Mike Brenner, formerly of the Low Road and currently of John Train, is a truly talented dobro player. He typically doesn’t get the opportunity to flex his writing and singing skills, but he impresses here with “One True Love”, a Waits-ish vocal over a wailing, distorted dobro and drum-and-bass loop. Bonus points for his cover contribution, a twangy adaptation of “Pet Sounds”.

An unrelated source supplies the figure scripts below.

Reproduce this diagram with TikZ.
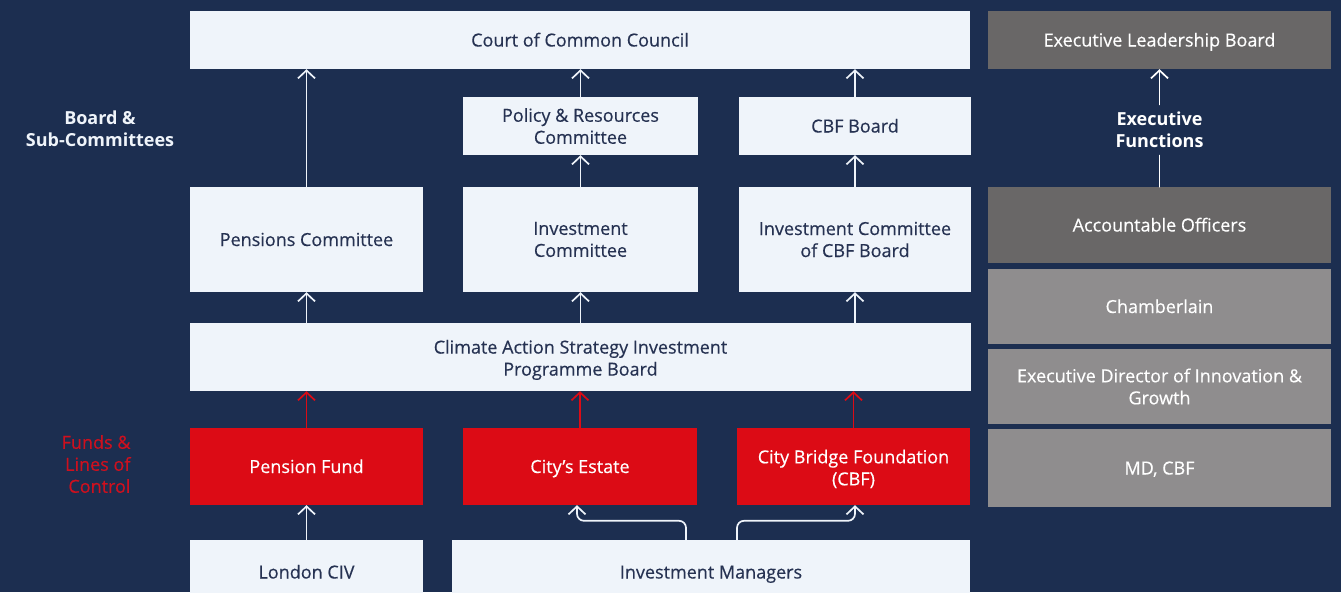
\documentclass[tikz,border=0pt]{standalone}
\usepackage{fontspec}
\setmainfont{Open Sans}[UprightFeatures={FakeBold=0.4}]
\usetikzlibrary{arrows.meta}
\definecolor{navy}{RGB}{28,46,80}
\definecolor{paper}{RGB}{239,244,250}
\definecolor{ink}{RGB}{38,50,82}
\definecolor{fundred}{RGB}{220,11,21}
\definecolor{labelred}{RGB}{206,16,30}
\definecolor{darkgrey}{RGB}{105,103,103}
\definecolor{midgrey}{RGB}{143,141,142}
\begin{document}
\begin{tikzpicture}[x=1pt, y=-1pt, font=\fontsize{18}{22}\selectfont,
		line join=round, line cap=round,
		>={Straight Barb[length=8pt,width=17pt]},
		box/.style={fill=paper, text=ink, align=center, inner sep=0pt},
		fund/.style={fill=fundred, text=white, align=center, inner sep=0pt},
		officer/.style={fill=midgrey, text=white, align=center, inner sep=0pt,
			minimum width=343pt},
		single/.style={text height=15pt, text depth=2pt},
		up/.style={->, draw=paper, line width=1.7pt},
		redup/.style={->, draw=fundred, line width=1.7pt},
		side/.style={align=center, font=\fontsize{18}{22}\selectfont\bfseries}]
	\def \colA{306.5}
	\def \colB{580.5}
	\def \colC{855}
	\def \colR{1159.5}
	\fill[navy] (0,0) rectangle (1341,592);
	\clip (0,0) rectangle (1341,592);
	% committees
	\node[box, single, minimum width=780pt, minimum height=58pt] (court) at (580,40) {Court of Common Council};
	\node[box, minimum width=235pt, minimum height=58pt] (policy) at (\colB,126) {Policy \& Resources\\Committee};
	\node[box, single, minimum width=232pt, minimum height=58pt] (cbfboard) at (\colC,126) {CBF Board};
	\node[box, single, minimum width=233pt, minimum height=105pt] (pensions) at (\colA,239.5) {Pensions Committee};
	\node[box, minimum width=235pt, minimum height=105pt] (invcom) at (\colB,239.5) {Investment\\Committee};
	\node[box, minimum width=232pt, minimum height=105pt] (invcbf) at (\colC,239.5) {Investment Committee\\of CBF Board};
	\node[box, text height=41.5pt, minimum width=781pt, minimum height=68pt] (climate) at (580.5,357) {Climate Action Strategy Investment\\Programme Board};
	% funds
	\node[fund, single, minimum width=233pt, minimum height=77pt] (pfund) at (\colA,466.5) {Pension Fund};
	\node[fund, single, minimum width=234pt, minimum height=77pt] (estate) at (580,466.5) {City’s Estate};
	\node[fund, text height=40.5pt, minimum width=233pt, minimum height=77pt] (cbf) at (853.5,466.5) {City Bridge Foundation\\(CBF)};
	\node[box, single, minimum width=233pt, minimum height=64pt] (civ) at (\colA,572) {London CIV};
	\node[box, single, minimum width=518pt, minimum height=64pt] (managers) at (711,572) {Investment Managers};
	% executive side
	\node[officer, single, fill=darkgrey, minimum height=58pt] (elb) at (\colR,40) {Executive Leadership Board};
	\node[officer, single, fill=darkgrey, minimum height=76pt] (accoff) at (\colR,225) {Accountable Officers};
	\node[officer, single, minimum height=75pt] (chamb) at (\colR,306.5) {Chamberlain};
	\node[officer, minimum height=75pt] (execdir) at (\colR,386.5) {Executive Director of Innovation \&\\Growth};
	\node[officer, single, minimum height=78pt] (mdcbf) at (\colR,468) {MD, CBF};
	% row labels
	\node[side, text=paper] (boards) at (100,129) {Board \&\\Sub-Committees};
	\node[side, text=white] (execfn) at (\colR,130) {Executive\\Functions};
	\node[align=right, text=labelred, anchor=east] (funds) at (134,464) {Funds \&\\Lines of\\Control};
	% reporting lines
	\draw[up] (pensions.north) -- (pensions.north |- court.south);
	\draw[up] (policy.north) -- (policy.north |- court.south);
	\draw[up] (cbfboard.north) -- (cbfboard.north |- court.south);
	\draw[up] (invcom.north) -- (policy.south);
	\draw[up] (invcbf.north) -- (cbfboard.south);
	\draw[up] (climate.north -| pensions.south) -- (pensions.south);
	\draw[up] (climate.north -| invcom.south) -- (invcom.south);
	\draw[up] (climate.north -| invcbf.south) -- (invcbf.south);
	\draw[redup] (pfund.north) -- (pfund.north |- climate.south);
	\draw[redup] (estate.north) -- (estate.north |- climate.south);
	\draw[redup] (cbf.north) -- (cbf.north |- climate.south);
	\draw[up] (civ.north) -- (pfund.south);
	\draw[up, rounded corners=7pt] ([xshift=-25pt]managers.north) -- ++(0,-19) -| ([xshift=-3pt]estate.south);
	\draw[up, rounded corners=7pt] ([xshift=26pt]managers.north) -- ++(0,-19) -| ([xshift=1.5pt]cbf.south);
	\draw[draw=white, line width=1.7pt] (accoff.north) -- ([yshift=-4pt]execfn.south);
	\draw[->, draw=white, line width=1.7pt] ([yshift=4pt]execfn.north) -- (elb.south);
\end{tikzpicture}
\end{document}
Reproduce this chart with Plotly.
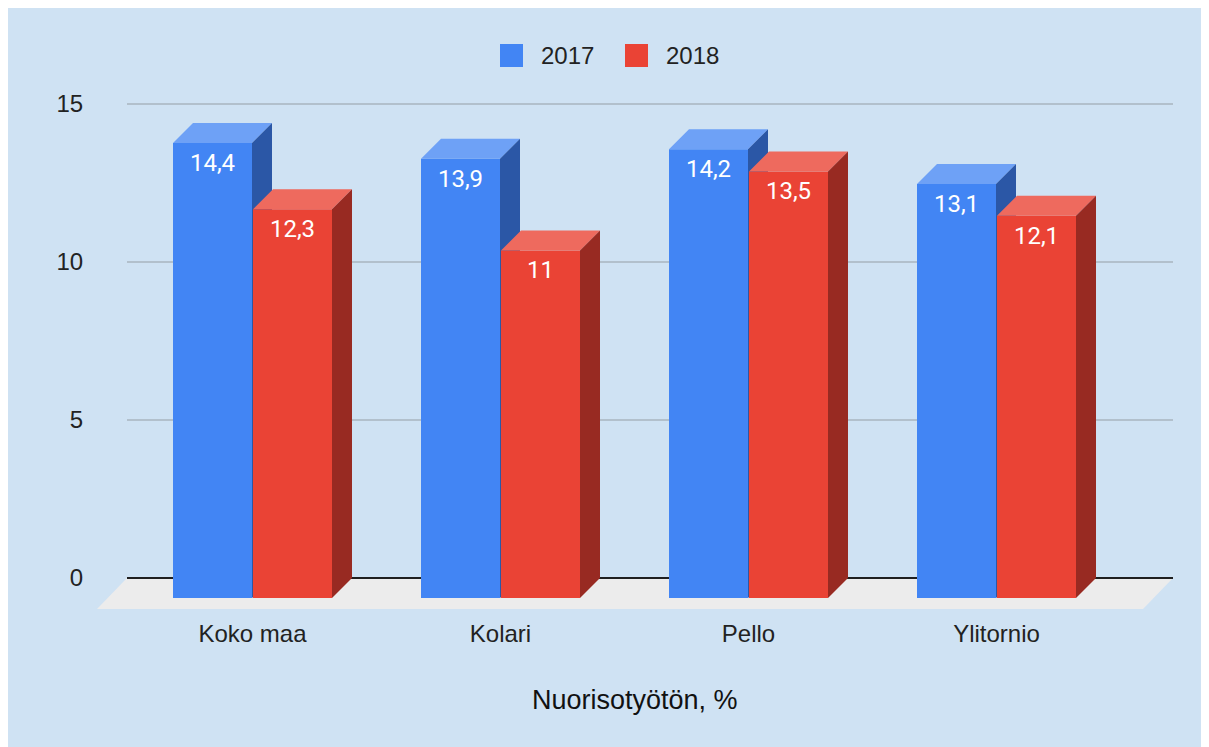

I wasn’t hip to Gerry McGoldrick when I lived in Philly; my loss. “Take My Place” finds a Jaggeresque vocal atop a soulful slice of rock that Van Morrison would (or should) kill for. A few songs later, he knocks off a spot-on cover of Green On Red’s “That’s What Dreams Are Made For” with an affected nasal whine.
Marah’s David Bielanko serves as newcomer and rebel; his hootenanny-styled take on Springsteen’s “Streets Of Philadelphia” was actually recorded by Marah during a taping of the syndicated radio show “World Cafe”. He also turns in a couple of somber solo gems: “Long Hot Summer” sets a simple banjo refrain against a keyboard dirge and machine-generated whooshes and whirs, while “Where The Dark Horses Go” is steeped in acoustic blues…with xylophone.